Johannes Gutenberg was the first major user of metallurgy for utilitarian, industrial purposes of mass production.
Does anyone really think the Industrial Revolution would have happened via a thought process that did not include mass production?
This point alone should be sufficient to make even the most ardent of such detractors rethink their position that the Gutenberg press was not a real, if not the real, precursor to the Industrial Revolution.
2. Mechanical Leverage
For those who really want to think about the Industrial Revolution, ideals about leverage or "mechanical advantage" as they called it, are necessary.
The Gutenberg press employed several kinds of mechanical leverage, most of it taken outright from presses used to extract juices and oils from a wide variety of crops.
However, this time the leverage was used for something other than replaced previous methods of doing the same thing.

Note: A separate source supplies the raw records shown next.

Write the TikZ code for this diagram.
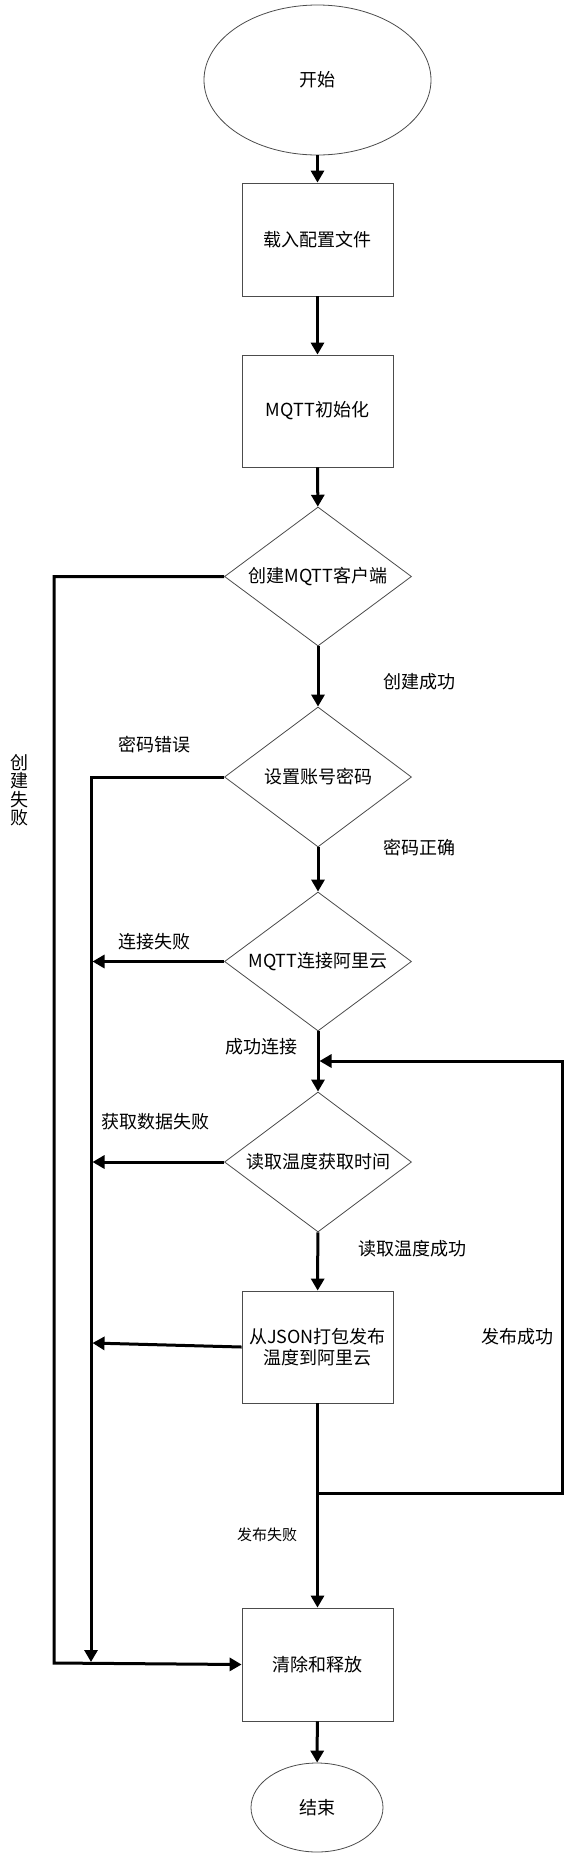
\documentclass[tikz,border=0pt]{standalone}
\usepackage{fontspec}
\setmainfont{Noto Sans CJK SC}
\usetikzlibrary{shapes.geometric,arrows.meta}
\begin{document}
\begin{tikzpicture}[x=1pt,y=-1pt,
  every node/.style={font=\fontsize{18pt}{21pt}\selectfont, inner sep=0pt},
  shp/.style={draw=black!70, line width=0.8pt, fill=white},
  term/.style={shp, ellipse},
  proc/.style={shp, rectangle, minimum width=151pt},
  dec/.style={shp, diamond, aspect=1.35, minimum width=187pt, minimum height=140pt},
  arr/.style={line width=3pt, -{Triangle[length=12pt,width=13pt]}},
  lbl/.style={text=black},
  small/.style={font=\fontsize{15pt}{17pt}\selectfont}]
\useasboundingbox (0,0) rectangle (564,1856);

% shapes
\node[term, minimum width=227pt, minimum height=150pt] (start) at (317.5,80) {开始};
\node[proc, minimum height=113pt] (load) at (317.5,239.5) {载入配置文件};
\node[proc, minimum height=112pt] (init) at (317.5,411) {MQTT初始化};
\node[dec, minimum height=139pt] (d1) at (318,576.5) {创建MQTT客户端};
\node[dec] (d2) at (318,777) {设置账号密码};
\node[dec, minimum height=139pt] (d3) at (318,961.5) {MQTT连接阿里云};
\node[dec] (d4) at (318,1162) {读取温度获取时间};
\node[proc, minimum height=112pt, align=center] (pub) at (317.5,1347) {从JSON打包发布\\温度到阿里云};
\node[proc, minimum height=113pt] (clean) at (317.5,1664.5) {清除和释放};
\node[term, minimum width=132pt, minimum height=89pt] (end) at (317,1807.5) {结束};

% helper coordinates
\coordinate (lb) at (54,1663);
\coordinate (mb) at (91,1662);
\coordinate (mbe) at (92.5,0);
\coordinate (pw) at (92.5,1343);
\coordinate (jn) at (317.5,1493);
\coordinate (rt) at (562,1061);
\coordinate (lp) at (319.5,1061);

% main flow
\draw[arr] (start) -- (load);
\draw[arr] (load) -- (init);
\draw[arr] (init) -- (d1);
\draw[arr] (d1) -- (d2);
\draw[arr] (d2) -- (d3);
\draw[arr] (d3) -- (d4);
\draw[arr] (d4) -- (pub);
\draw[arr] (pub) -- (clean);
\draw[arr] (clean) -- (end);

% failure paths
\draw[arr] (d1.west) -| (lb) -- (clean.west);
\draw[arr] (d2.west) -| (mb);
\draw[arr] (d3.west) -- (d3.west -| mbe);
\draw[arr] (d4.west) -- (d4.west -| mbe);
\draw[arr] (pub.west) -- (pw);

% loop back
\draw[arr] (jn) -| (rt) -- (lp);

% labels
\node[lbl, align=center, font=\fontsize{18pt}{18.5pt}\selectfont] (l1) at (19,790) {创\\建\\失\\败};
\node[lbl] (l2) at (154.5,745) {密码错误};
\node[lbl] (l3) at (154.5,942) {连接失败};
\node[lbl] (l4) at (155.5,1122) {获取数据失败};
\node[lbl] (l5) at (261,1047) {成功连接};
\node[lbl] (l6) at (419.5,682) {创建成功};
\node[lbl] (l7) at (419.5,848) {密码正确};
\node[lbl] (l8) at (412,1249) {读取温度成功};
\node[lbl] (l9) at (517,1337) {发布成功};
\node[lbl, small] (l10) at (267,1535) {发布失败};
\end{tikzpicture}
\end{document}
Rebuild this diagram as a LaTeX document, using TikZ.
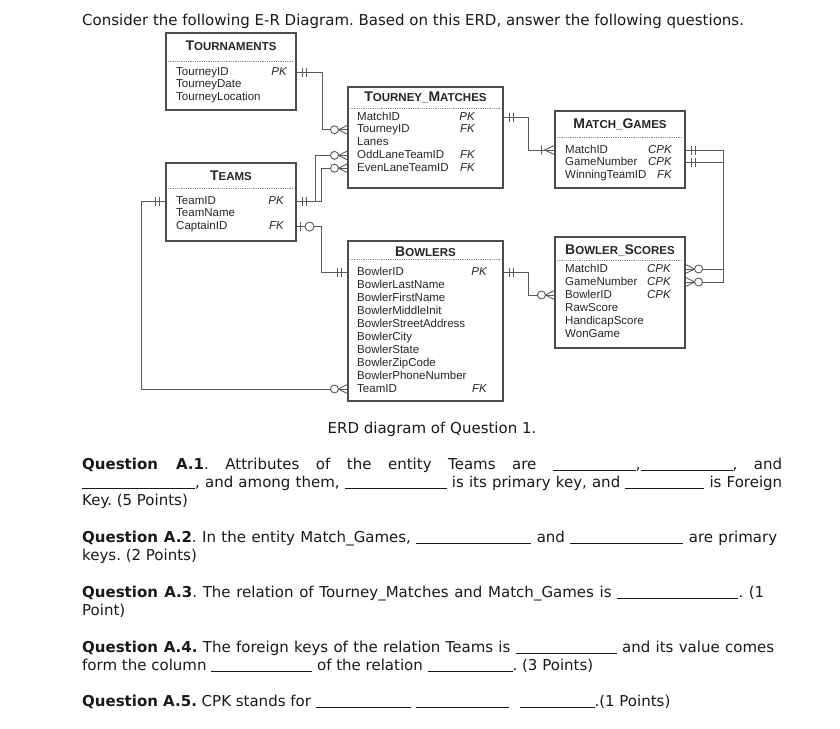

We can talk about leverage going back to the caveman's club, and up to the point, the literal point, of the knight's lance, arrow tips, and even that dual leverage of the sword edge that makes it so effective, but the major, repeat major, difference is that this leverage was for industrial purposes that had never been considered before.
Does anyone really think the Industrial Revolution would have happened via a thought process that did not include industrial leverage?
3. Social Leverage
Here we change value systems from technology to society.
Technological inventions are one thing, sociological inventions another.
Before Gutenberg all inventions were of the "trickle down" variety.
The invention started with the rich and trickled down to the poor.
The Gutenberg press was an invention that brought books to everyone, right from the first generation anyone noticed it was there.
It was not something first monopolized by the rich, then "trickled down."
A basic effect of the Gutenberg press was general sociological advantage.
Does anyone really think the Industrial Revolution would have happened via a thought process that did not include sociological advantage?
i.e. If you couldn't sell your product to the general public, then it was not to your personal advantage to engage in mass production.
[More later on mass production, it has its own section below.]
4. Political Leverage
I only write this at this location to remind you that political leverages were only used against bringing so much to the masses at such low prices.
Governments, at least those governing the Stationers Company, ostensibly, in the true sense of the word, were to create the general welfare of that whole country, and not just the royalty, as of the Magna Carta.
Does anyone think the Gutenberg press, the steam press, or electric press or the more modern technologies of the Xerox machine and the Internet all would have had much greater impact if not for the various copyright laws, passed solely to stifle their progress?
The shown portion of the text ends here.